NEEDHAM or NEDEHAM, JAMES (fl. 1530), architect and master-carpenter, belonged to a Derbyshire family (Cussans, Hertfordshire, ii. 60). In 1523 he accompanied the Duke of Suffolk's army to France, and his name appears among the pioneers and artificers in Sir William Skevington's retinue as a master carpenter in the receipt of twelve pence a day. In September 1525 he was appointed by grant a gunner in the Tower of London. After 1530 Needham's name frequently occurs in the State Papers in connection with the building operations of the king and Cromwell. He was appointed clerk of the king's works on 30 April 1530, and during that and the two following years was engaged in devising and superintending the building alterations which were carried out at Esher, York Place, and Westminster Palace. In September 1532 he was engaged in the ‘re-edifying’ of St. Thomas's tower within the Tower of London, and was occupied on that and other works in the Tower during the next three years. In April 1533 he was appointed by grant clerk and overseer of the king's works in England. An entry among the records of the Carpenters' Company shows that Needham was master of the company in 1536. From 1537 to 1541 large sums of money passed through his hands for works and alterations at the king's manors of Otford, Knole, Petworth, and More (Arundel MS. 97); and about this time he signs himself as ‘accountant, surveyor-general, and clerk of the king's works’ (Addit. MS. 10109, f. 173). Needham is doubtfully said to have died in 1546.
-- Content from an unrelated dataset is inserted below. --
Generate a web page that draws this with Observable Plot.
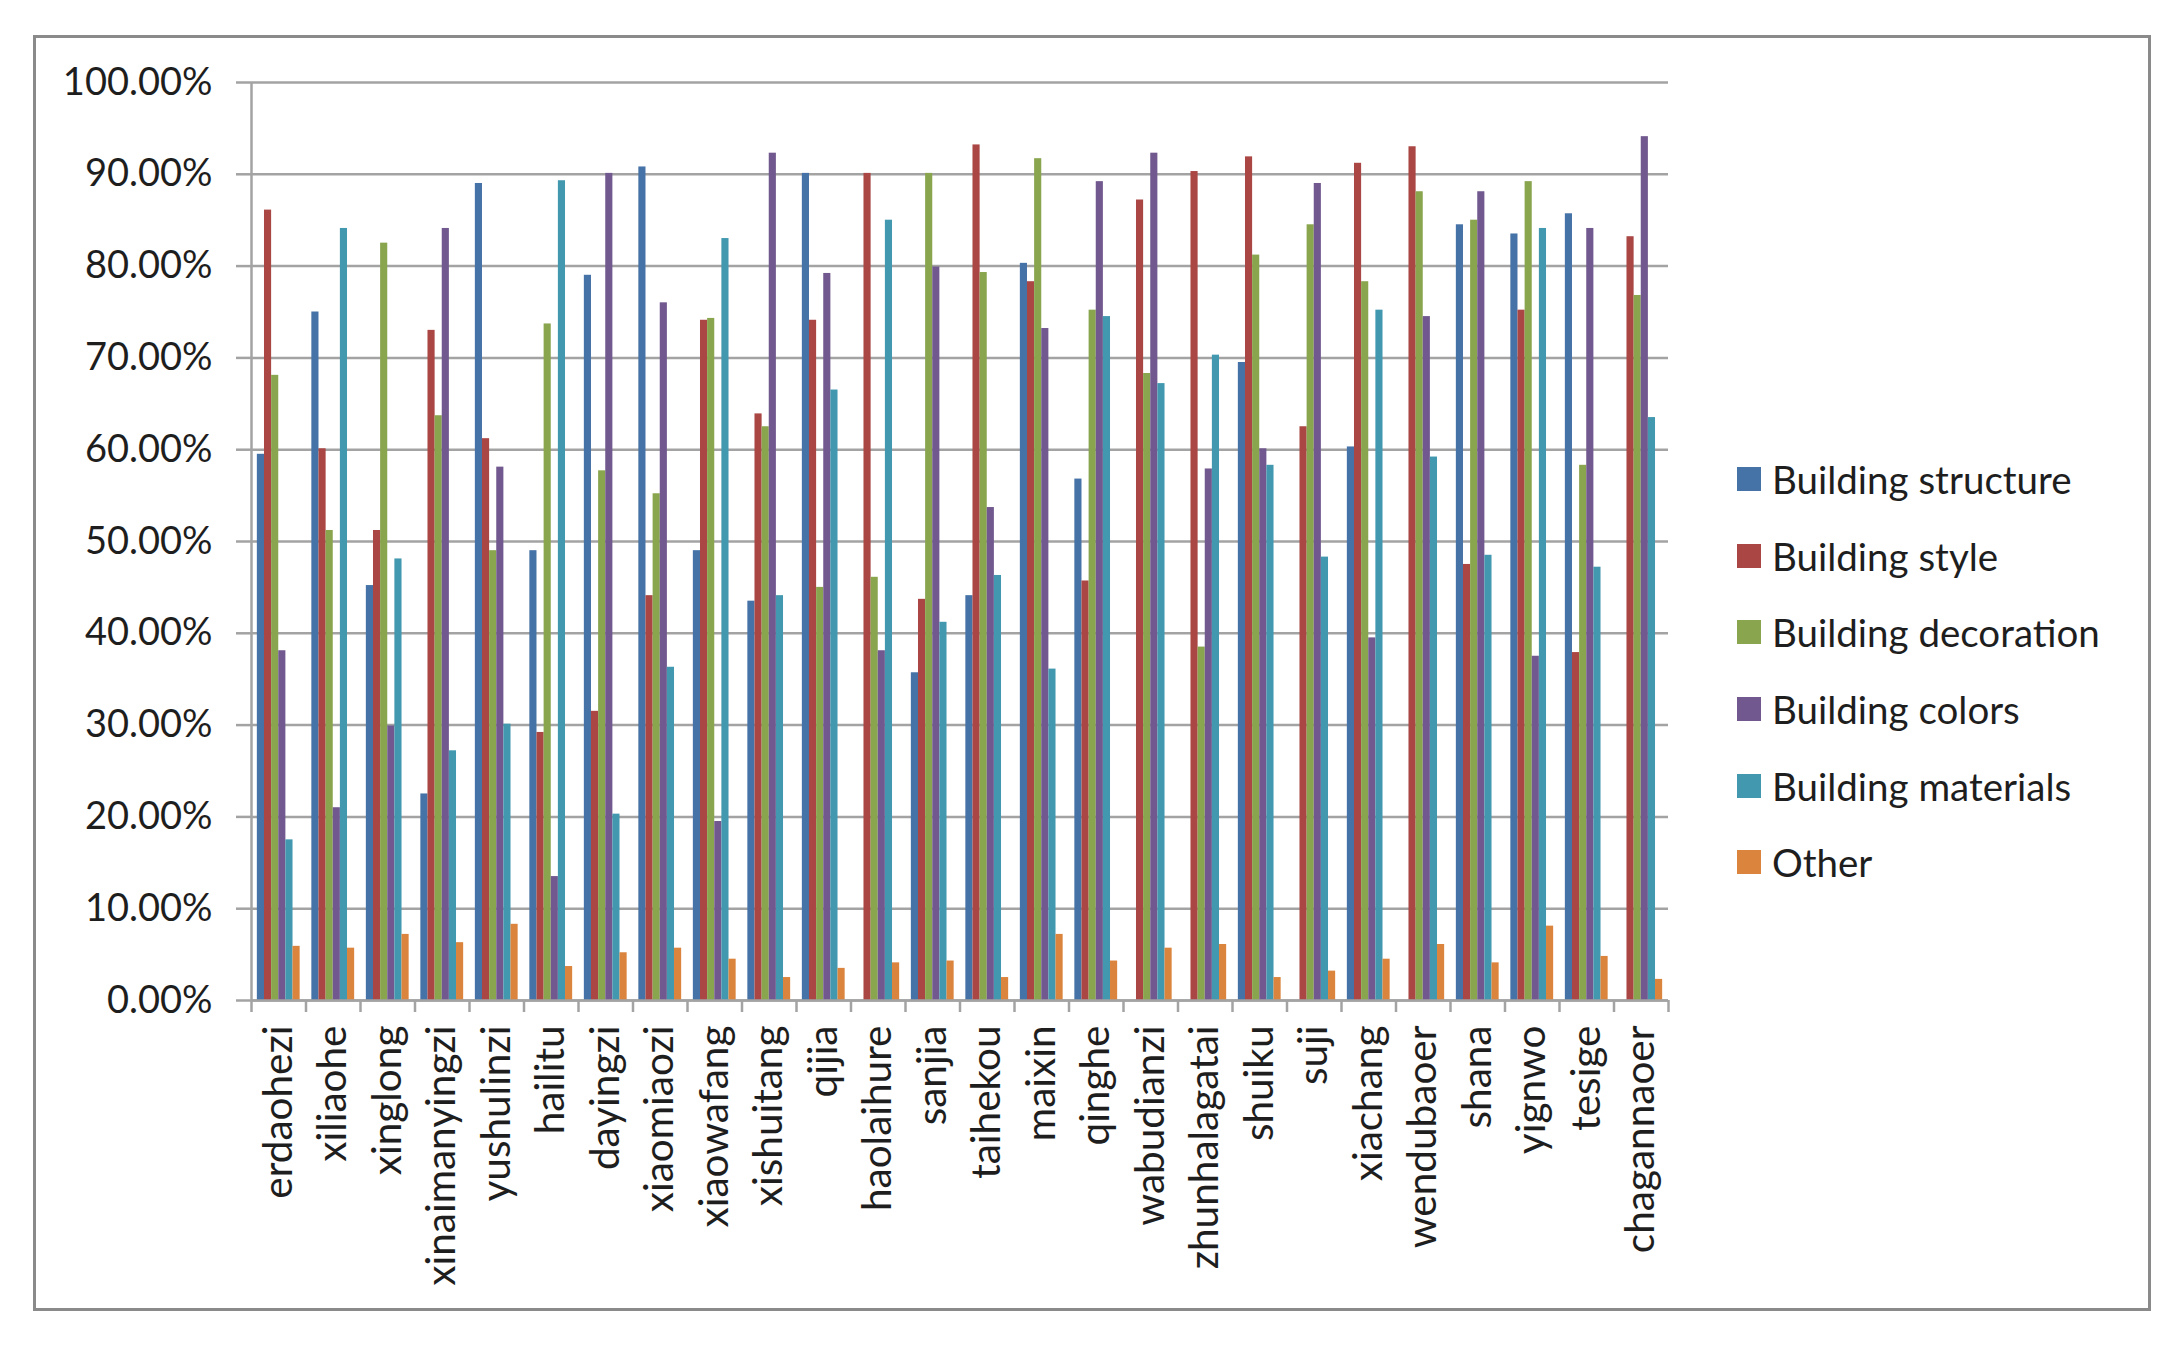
<!DOCTYPE html>
<html>
<head>
<meta charset="utf-8">
<script src="https://cdn.jsdelivr.net/npm/d3@7"></script>
<script src="https://cdn.jsdelivr.net/npm/@observablehq/plot@0.6"></script>
<style>
  html, body { margin: 0; padding: 0; background: #fff; }
  #wrap { position: relative; width: 2183px; height: 1353px; overflow: hidden; }
  #frame { position: absolute; left: 33px; top: 35px; width: 2118px; height: 1276px; border: 3px solid #8a8a8a; box-sizing: border-box; pointer-events: none; }
  #chart { position: absolute; left: 0; top: 0; }
  #legend { position: absolute; left: 1737px; top: 441px; font-family: Lato, "Open Sans", sans-serif; font-size: 38.5px; color: #1e1e1e; }
  #legend .row { display: flex; align-items: center; height: 76.6px; }
  #legend .sw { width: 24px; height: 24px; margin-right: 11px; flex: none; }
</style>
</head>
<body>
<div id="wrap">
  <div id="chart"></div>
  <div id="frame"></div>
  <div id="legend"></div>
</div>
<script>
// ---- Data (percent values) ----
const categories = ["erdaohezi","xiliaohe","xinglong","xinaimanyingzi","yushulinzi","hailitu","dayingzi","xiaomiaozi","xiaowafang","xishuitang","qijia","haolaihure","sanjia","taihekou","maixin","qinghe","wabudianzi","zhunhalagatai","shuiku","suji","xiachang","wendubaoer","shana","yignwo","tesige","chagannaoer"];

const seriesNames = ["Building structure","Building style","Building decoration","Building colors","Building materials","Other"];

const buildingStructure  = [59.5, 75.0, 45.2, 22.5, 89.0, 49.0, 79.0, 90.8, 49.0, 43.5, 90.1, null, 35.7, 44.1, 80.3, 56.8, null, null, 69.5, null, 60.3, null, 84.5, 83.5, 85.7, null];
const buildingStyle      = [86.1, 60.1, 51.2, 73.0, 61.2, 29.2, 31.5, 44.1, 74.1, 63.9, 74.1, 90.1, 43.7, 93.2, 78.3, 45.7, 87.2, 90.3, 91.9, 62.5, 91.2, 93.0, 47.5, 75.2, 37.9, 83.2];
const buildingDecoration = [68.1, 51.2, 82.5, 63.7, 49.0, 73.7, 57.7, 55.2, 74.3, 62.5, 45.0, 46.1, 90.1, 79.3, 91.7, 75.2, 68.3, 38.5, 81.2, 84.5, 78.3, 88.1, 85.0, 89.2, 58.3, 76.8];
const buildingColors     = [38.1, 21.0, 29.9, 84.1, 58.1, 13.5, 90.1, 76.0, 19.5, 92.3, 79.2, 38.1, 79.9, 53.7, 73.2, 89.2, 92.3, 57.9, 60.1, 89.0, 39.5, 74.5, 88.1, 37.5, 84.1, 94.1];
const buildingMaterials  = [17.5, 84.1, 48.1, 27.2, 30.1, 89.3, 20.3, 36.3, 83.0, 44.1, 66.5, 85.0, 41.2, 46.3, 36.1, 74.5, 67.2, 70.3, 58.3, 48.3, 75.2, 59.2, 48.5, 84.1, 47.2, 63.5];
const other              = [5.9, 5.7, 7.2, 6.3, 8.3, 3.7, 5.2, 5.7, 4.5, 2.5, 3.5, 4.1, 4.3, 2.5, 7.2, 4.3, 5.7, 6.1, 2.5, 3.2, 4.5, 6.1, 4.1, 8.1, 4.8, 2.3];

const yTicks = [0, 10, 20, 30, 40, 50, 60, 70, 80, 90, 100];

const seriesValues = [buildingStructure, buildingStyle, buildingDecoration, buildingColors, buildingMaterials, other];
const colors = ["#4572A7", "#AA4643", "#89A54E", "#71588F", "#4198AF", "#DB843D"];

// ---- Build table ----
// inner band positions a bar within its category slot [i, i+1]
const inner = d3.scaleBand().domain(seriesNames).range([0, 1]).paddingInner(0).paddingOuter(0.82);
const rows = [];
categories.forEach((c, i) => {
  seriesNames.forEach((s, j) => {
    const v = seriesValues[j][i];
    if (v != null) rows.push({cat: c, idx: i, series: s, value: v});
  });
});

const W = 2183, H = 1353;
const gridColor = "#a3a3a3";

const chart = Plot.plot({
  width: W,
  height: H,
  marginLeft: 251,
  marginRight: W - 1668,
  marginTop: 82,
  marginBottom: H - 1000,
  style: {fontFamily: "Lato, 'Open Sans', sans-serif", fontSize: "38px", color: "#1e1e1e", background: "transparent"},
  x: {domain: [0, categories.length], axis: null},
  y: {domain: [0, 100], axis: null},
  color: {domain: seriesNames, range: colors},
  marks: [
    Plot.gridY(yTicks, {stroke: gridColor, strokeOpacity: 1, strokeWidth: 2.5}),
    Plot.axisY(yTicks, {
      tickSize: 15, tickPadding: 24, stroke: gridColor, strokeWidth: 2.5, fill: "#1e1e1e",
      tickFormat: d => d.toFixed(2) + "%", fontSize: 38, label: null
    }),
    Plot.rectY(rows, {
      x1: d => d.idx + inner(d.series),
      x2: d => d.idx + inner(d.series) + inner.bandwidth(),
      y: "value",
      fill: "series"
    }),
    Plot.ruleX([0], {stroke: gridColor, strokeWidth: 2.5}),
    Plot.ruleY([0], {stroke: gridColor, strokeWidth: 2.5}),
    Plot.axisX(d3.range(0, categories.length + 1), {
      tickSize: 12, stroke: gridColor, strokeWidth: 2.5, tickFormat: () => "", label: null
    }),
    Plot.text(categories, {
      x: (d, i) => i + 0.5,
      y: 0,
      text: d => d,
      rotate: -90,
      textAnchor: "end",
      dy: 25,
      fontSize: 40.5,
      fill: "#1e1e1e"
    })
  ]
});
document.getElementById("chart").appendChild(chart);

// ---- Legend ----
const legend = document.getElementById("legend");
seriesNames.forEach((s, j) => {
  const row = document.createElement("div");
  row.className = "row";
  const sw = document.createElement("div");
  sw.className = "sw";
  sw.style.background = colors[j];
  const t = document.createElement("span");
  t.textContent = s;
  row.appendChild(sw);
  row.appendChild(t);
  legend.appendChild(row);
});
</script>
</body>
</html>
On the dissolution of the monasteries the priory of Wymondley in Hertfordshire was granted to James Needham for a term of twenty years, and subsequently an absolute grant of this property was made to his son, and it continued in his family until 1731. There was a brass plate in Wymondley church erected by his grandson to the memory of Needham, in which mention was made of his services to the king in England and France, and of the fact that his body ‘Lieth buried in our lady-church of Bolvine.’

[Calendars of State Papers, Dom. Hen. VIII; Jupp's Hist. of Carpenters' Company; Dict. of Architecture; Cussans's Hertfordshire, vol. ii.]